We must own legal system, says Comissiong
If we are to engage in self-repair, we must own the legal system, says attorney-at-law David Comissiong.
He made this observation last night during a panel discussion on the topic: Self Reparations: Repairing the Damage at the Spirit Bond Mall, the City.
Comissiong said: “When we look at the legal system we must see ourselves. We must see our Police Force, our law courts and our system of justice. If we continue to see a legal system that is the product of the cultural ethos of the dominance of Britain and Europe, then we perpetuate the cultural and psychological damage that was done to us during colonialism. We then want to look at the laws which still bear their colonial origin. We ask that they be removed.”
Taking a look at the persons who come before the criminal justice system, Comissiong said: “Many of the persons who come before the criminal justice system come from a background of the alienation, the poverty, the marginalization, the psychological damage that was inflicted on them and their communities during centuries of slavery and colonialism and the holdovers from that period.

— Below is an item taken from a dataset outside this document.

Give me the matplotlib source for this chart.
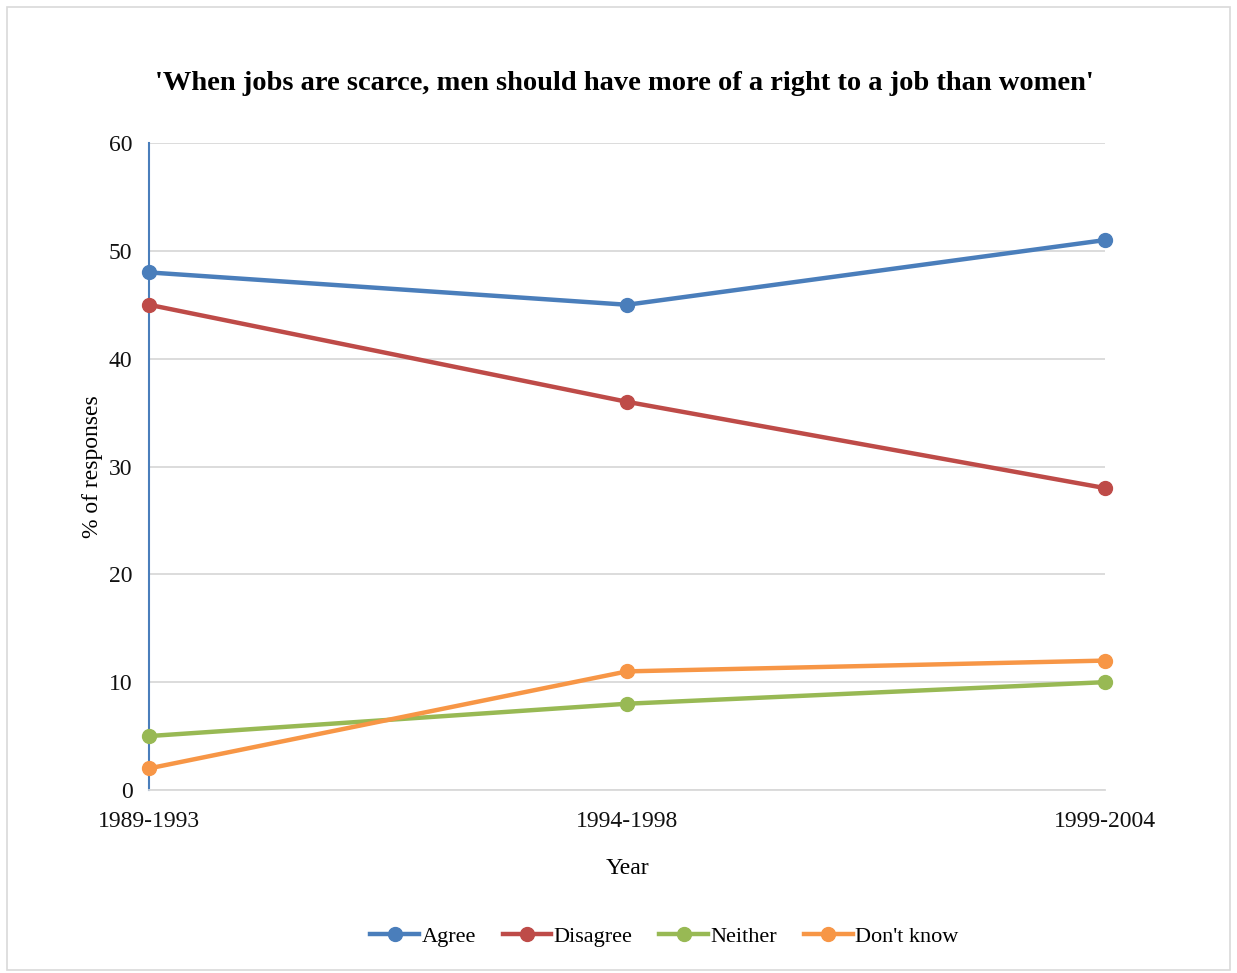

“Therefore we must understand that the colonial justice system was all about punishment. In a regime that seeks to repair damage, the criminal justice should be aimed at being much more rehabilitative and much more redemptive. It should be seeking to give support and assistance to persons who come a background of that kind of damage and deprivation,” Comissiong said.
He pointed out that while our criminal system was adversarial, the Cuban system was investigative, pointing out that under that system, officials try to find out why the offender committed the crime and psychologists were part of the process.
The attorney-at-law suggested that Barbadians examine the Cuban criminal justice system which sought to rehabilitate offenders.
He said: “The Cuban system has an individualized approach to rehabilitation. After the initial orientation programme, the prisoner is assigned to a group called the detachment of approximately 80 inmates supervised by a rehabilitation counsellor. Civilians and prison officials also work directly with the prisoner. Each detachment elects a council that presents the concerns of the detachment to the prison management. The prisoner is provided with educational programmes learning skills if needed, courses in history and the sciences. Prisoners who have the requisite education may work as teachers within the prison.”
Comissiong noted that under the Cuban criminal justice system there were rights to conjugal visits and accommodation is provided for the couple.